Les ratés de l’organisation du scrutin présidentiel au Mali
La France, qui a mené l’opération Serval au Mali, le 11 janvier 2013, pour déloger les islamistes du nord du pays, a montré son empressement à passer le relais à l'ONU. Paris veut éviter l’enlisement et retirer ses troupes du pays.

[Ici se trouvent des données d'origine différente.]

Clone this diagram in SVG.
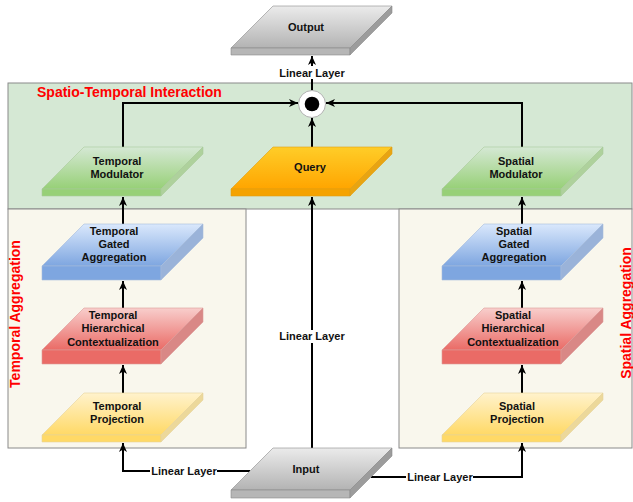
<svg xmlns="http://www.w3.org/2000/svg" width="633" height="502" viewBox="0 0 633 502">
<style>
text{font-family:"Liberation Sans",Arial,sans-serif;font-weight:bold;fill:#111;}
.lbl{font-size:11px;text-anchor:middle;}
.red{fill:#ff0000;font-size:14px;}
.edge{fill:none;stroke:#000;stroke-width:2;}
.bg{fill:#fff;}
.grayT{fill:url(#gGray);stroke:#8c8c8c;stroke-width:0.6;}
.grayF{fill:#b6b6b6;stroke:#8c8c8c;stroke-width:0.6;}
.grayS{fill:#9c9c9c;stroke:#8c8c8c;stroke-width:0.6;}
.grnT{fill:url(#gGrn);stroke:#a9c99b;stroke-width:0.6;}
.grnF{fill:#97d077;stroke:#a9c99b;stroke-width:0.6;}
.grnS{fill:#aed19c;stroke:#a9c99b;stroke-width:0.6;}
.orT{fill:url(#gOr);stroke:#e0a010;stroke-width:0.6;}
.orF{fill:#f5a300;stroke:#e0a010;stroke-width:0.6;}
.orS{fill:#e8a412;stroke:#e0a010;stroke-width:0.6;}
.bluT{fill:url(#gBlu);stroke:#a6bcdc;stroke-width:0.6;}
.bluF{fill:#7ea6e0;stroke:#a6bcdc;stroke-width:0.6;}
.bluS{fill:#9ab3d9;stroke:#a6bcdc;stroke-width:0.6;}
.redT{fill:url(#gRed);stroke:#dc9a98;stroke-width:0.6;}
.redF{fill:#ea6b66;stroke:#dc9a98;stroke-width:0.6;}
.redS{fill:#d98886;stroke:#dc9a98;stroke-width:0.6;}
.ylwT{fill:url(#gYlw);stroke:#e6d49c;stroke-width:0.6;}
.ylwF{fill:#ffd966;stroke:#e6d49c;stroke-width:0.6;}
.ylwS{fill:#ecd89a;stroke:#e6d49c;stroke-width:0.6;}
</style>
<defs>
<linearGradient id="gGray" x1="0" y1="0" x2="0" y2="1"><stop offset="0" stop-color="#ebebeb"/><stop offset="1" stop-color="#b3b3b3"/></linearGradient>
<linearGradient id="gGrn" x1="0" y1="0" x2="0" y2="1"><stop offset="0" stop-color="#d5e8d4"/><stop offset="1" stop-color="#97d077"/></linearGradient>
<linearGradient id="gOr" x1="0" y1="0" x2="0" y2="1"><stop offset="0" stop-color="#ffcd28"/><stop offset="1" stop-color="#ffa500"/></linearGradient>
<linearGradient id="gBlu" x1="0" y1="0" x2="0" y2="1"><stop offset="0" stop-color="#dae8fc"/><stop offset="1" stop-color="#7ea6e0"/></linearGradient>
<linearGradient id="gRed" x1="0" y1="0" x2="0" y2="1"><stop offset="0" stop-color="#f8cecc"/><stop offset="1" stop-color="#ea6b66"/></linearGradient>
<linearGradient id="gYlw" x1="0" y1="0" x2="0" y2="1"><stop offset="0" stop-color="#fff2cc"/><stop offset="1" stop-color="#ffd966"/></linearGradient>
<marker id="arr" markerUnits="userSpaceOnUse" markerWidth="10" markerHeight="10" viewBox="0 0 10 10" refX="9" refY="5" orient="auto">
<path d="M0,1 L9,5 L0,9 L2.5,5 Z" fill="#000"/>
</marker>
</defs>
<rect width="633" height="502" fill="#fff"/>

<g id="regions">
<rect id="region-interaction" x="8" y="83" width="624" height="126" fill="#d5e8d4" stroke="#8a8a8a" stroke-width="1"/>
<rect id="region-temporal" x="8" y="209" width="238" height="239" fill="#f9f7ed" stroke="#8a8a8a" stroke-width="1"/>
<rect id="region-spatial" x="399" y="209" width="233" height="239" fill="#f9f7ed" stroke="#8a8a8a" stroke-width="1"/>
<text class="red" x="37" y="97">Spatio-Temporal Interaction</text>
<text class="red" transform="translate(20,314) rotate(-90)" text-anchor="middle">Temporal Aggregation</text>
<text class="red" transform="translate(631,313) rotate(-90)" text-anchor="middle">Spatial Aggregation</text>
</g>

<g id="connectors">
<path class="edge" d="M123,147 V103 H298" marker-end="url(#arr)"/>
<path class="edge" d="M522,147 V103 H326" marker-end="url(#arr)"/>
<path class="edge" d="M312,147 V118" marker-end="url(#arr)"/>
<path class="edge" d="M312,90 V56" marker-end="url(#arr)"/>
<path class="edge" d="M312,448 V197" marker-end="url(#arr)"/>
<path class="edge" d="M250,471 H123 V443" marker-end="url(#arr)"/>
<path class="edge" d="M371,477 H522 V443" marker-end="url(#arr)"/>
<path class="edge" d="M123,393 V365" marker-end="url(#arr)"/>
<path class="edge" d="M123,308 V281" marker-end="url(#arr)"/>
<path class="edge" d="M123,224 V197" marker-end="url(#arr)"/>
<path class="edge" d="M522,393 V365" marker-end="url(#arr)"/>
<path class="edge" d="M522,308 V281" marker-end="url(#arr)"/>
<path class="edge" d="M522,224 V197" marker-end="url(#arr)"/>
<rect class="bg" x="277" y="66" width="70" height="13"/>
<text class="lbl" x="312" y="77">Linear Layer</text>
<rect class="bg" x="277" y="330" width="70" height="13"/>
<text class="lbl" x="312" y="340">Linear Layer</text>
<rect class="bg" x="150" y="465" width="67" height="13"/>
<text class="lbl" x="184" y="475">Linear Layer</text>
<rect class="bg" x="406" y="471" width="67" height="13"/>
<text class="lbl" x="440" y="481">Linear Layer</text>
</g>

<g id="op-hadamard">
<circle cx="312" cy="104" r="13.5" fill="#fff" stroke="#b0b0b0" stroke-width="1"/>
<circle cx="312" cy="104" r="7.3" fill="#000"/>
</g>

<g id="output">
<path class="grayT" d="M273,6 H392 L350,48 H231 Z"/>
<path class="grayF" d="M231,48 H350 V55 H231 Z"/>
<path class="grayS" d="M350,48 L392,6 V13 L350,55 Z"/>
<text class="lbl" x="306" y="31">Output</text>
</g>

<g id="temporal-modulator">
<path class="grnT" d="M84,147 H203 L161,189 H42 Z"/>
<path class="grnF" d="M42,189 H161 V196 H42 Z"/>
<path class="grnS" d="M161,189 L203,147 V154 L161,196 Z"/>
<text class="lbl" x="117" y="165">Temporal</text>
<text class="lbl" x="117" y="178">Modulator</text>
</g>

<g id="query">
<path class="orT" d="M273,147 H392 L350,189 H231 Z"/>
<path class="orF" d="M231,189 H350 V196 H231 Z"/>
<path class="orS" d="M350,189 L392,147 V154 L350,196 Z"/>
<text class="lbl" x="310" y="171">Query</text>
</g>

<g id="spatial-modulator">
<path class="grnT" d="M484,147 H603 L561,189 H442 Z"/>
<path class="grnF" d="M442,189 H561 V196 H442 Z"/>
<path class="grnS" d="M561,189 L603,147 V154 L561,196 Z"/>
<text class="lbl" x="516" y="165">Spatial</text>
<text class="lbl" x="516" y="178">Modulator</text>
</g>

<g id="temporal-gated-aggregation">
<path class="bluT" d="M84,224 H203 L161,266 H42 Z"/>
<path class="bluF" d="M42,266 H161 V280 H42 Z"/>
<path class="bluS" d="M161,266 L203,224 V238 L161,280 Z"/>
<text class="lbl" x="114" y="235">Temporal</text>
<text class="lbl" x="114" y="248">Gated</text>
<text class="lbl" x="114" y="261">Aggregation</text>
</g>

<g id="temporal-hierarchical-contextualization">
<path class="redT" d="M84,308 H203 L161,350 H42 Z"/>
<path class="redF" d="M42,350 H161 V364 H42 Z"/>
<path class="redS" d="M161,350 L203,308 V322 L161,364 Z"/>
<text class="lbl" x="113" y="319">Temporal</text>
<text class="lbl" x="113" y="332">Hierarchical</text>
<text class="lbl" x="113" y="345.5">Contextualization</text>
</g>

<g id="temporal-projection">
<path class="ylwT" d="M84,393 H203 L161,435 H42 Z"/>
<path class="ylwF" d="M42,435 H161 V442 H42 Z"/>
<path class="ylwS" d="M161,435 L203,393 V400 L161,442 Z"/>
<text class="lbl" x="117" y="410">Temporal</text>
<text class="lbl" x="117" y="423">Projection</text>
</g>

<g id="spatial-gated-aggregation">
<path class="bluT" d="M484,224 H603 L561,266 H442 Z"/>
<path class="bluF" d="M442,266 H561 V280 H442 Z"/>
<path class="bluS" d="M561,266 L603,224 V238 L561,280 Z"/>
<text class="lbl" x="514" y="235">Spatial</text>
<text class="lbl" x="514" y="248">Gated</text>
<text class="lbl" x="514" y="261">Aggregation</text>
</g>

<g id="spatial-hierarchical-contextualization">
<path class="redT" d="M484,308 H603 L561,350 H442 Z"/>
<path class="redF" d="M442,350 H561 V364 H442 Z"/>
<path class="redS" d="M561,350 L603,308 V322 L561,364 Z"/>
<text class="lbl" x="513" y="319">Spatial</text>
<text class="lbl" x="513" y="332">Hierarchical</text>
<text class="lbl" x="513" y="345.5">Contextualization</text>
</g>

<g id="spatial-projection">
<path class="ylwT" d="M484,393 H603 L561,435 H442 Z"/>
<path class="ylwF" d="M442,435 H561 V442 H442 Z"/>
<path class="ylwS" d="M561,435 L603,393 V400 L561,442 Z"/>
<text class="lbl" x="517" y="410">Spatial</text>
<text class="lbl" x="517" y="423">Projection</text>
</g>

<g id="input">
<path class="grayT" d="M273,448 H392 L350,490 H231 Z"/>
<path class="grayF" d="M231,490 H350 V498 H231 Z"/>
<path class="grayS" d="M350,490 L392,448 V456 L350,498 Z"/>
<text class="lbl" x="306" y="473">Input</text>
</g>
</svg>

Par la voix de son chef de la Diplomatie, Laurent Fabius, Paris a poussé le gouvernement de transition à mettre sur pied une élection présidentielle au Mali avant fin juillet (le second tour est prévu en principe le 11 août). Même volonté à Bruxelles, qui a appelé les 6,8 millions d’électeurs maliens inscrits sur les listes électorales à «participer activement» au scrutin.
De nombreux obstacles
C’était sans compter les difficultés d’organisation d’un scrutin démocratique dans un pays coupé en deux et totalement déstabilisé par la guerre. C’était sans compter la probabilité d'attentats-suicides de djihadistes liés à al-Qaïda, la distribution incomplète des cartes d'électeurs, le comportement incertain des votants dont 500.000 réfugiés et déplacés.
Pour ces derniers, les modalités de vote restent floues, surtout dans les camps au Mali, ainsi qu'au Niger, au Burkina Faso et en Mauritanie.
A tel point qu’un candidat à la présidentielle, Tiébilé Dramé, a retiré sa candidature mi-juillet pour protester contre les dysfonctionnements liés à la préparation du scrutin et dénoncer une ingérence française dans les affaires du pays.
Le Nord très en retard
Au nord-est du pays, dans la région de Kidal, où se concentrent les rebelles touaregs et où l'armée et l'administration centrale ne sont revenues que début juillet, les difficultés s’accumulent.
Les cartes électorales ne sont toujours pas distribuées dans certaines zones (même si 60% des documents avaient été distribués le 18 juillet), où l'insécurité règne encore. Les derniers affrontements en date, les 18 et 19 juillet, ont opposé touaregs du MNLA et habitants d’autres communautés.
A Tessalit, à 250 km au nord de Kidal, à la frontière algérienne, les enlèvements d’un élu et de cinq agents électoraux ont été imputés au même MNLA, laissant craindre un vote dans de mauvaises conditions, même s’il y a peu d’électeurs (5.200 cartes à distribuer).
A Gao, à 1200 km au nord-est de Bamako, où 40.000 personnes sont appelées aux urnes, la campagne patine. Si les islamistes en ont été chassés, le ramadan, qui limite les activités de la campagne électorale, y fait force de loi.
D’autres obstacles au bon déroulement du scrutin
Le scrutin a lieu en pleine saison dite d'hivernage. Cette période est caractérisée au sud du Mali par des pluies violentes et au nord par des vents forts et des tempêtes de sable. Toutes ces manifestations climatiques gênent considérablement, voire empêchent, les déplacements.
Ces phénomènes, couplés à la période de recueillement du ramadan dans ce pays à majorité musulmane, pourraient accroître l'abstention, déjà importante en temps de paix.
Plusieurs dizaines de milliers de Maliens privés de scrutin en France
Alors que 200.000 Maliens vivent officiellement en France métropolitaine, surtout à Montreuil, et représentent la première communauté malienne hors d'Afrique, 81.000 électeurs n’apparaissent pas sur les listes. En cause, des erreurs au niveau du recensement. S’en est suivi une désorganisation pour distribuer les 15.000 cartes sur les 29.000 seulement imprimées.
Un consensus sur des élections imparfaites
La France, l'ONU et le régime de transition au pouvoir à Bamako n’en insistent pas moins sur la nécessité d'un vote sur tout le territoire pour donner une crédibilité au nouveau président élu.
«Tout le monde rivalise pour dire que ces élections seront imparfaites, au moins, il y a un consensus là-dessus !», lance Gilles Yabi de International Crisis Group avant d’ajouter: «Plus sérieusement, on peut s'interroger sur un scrutin à marche forcée quand on entend mettre en avant le principe de régénérescence de la démocratie.»
Ainsi, selon l’organisation, le risque est que ce scrutin soit «chaotique», ses résultats «contestés» et que le nouveau président élu n'ait pas «la légitimité nécessaire au rétablissement» et à la réconciliation d'un pays profondément divisé.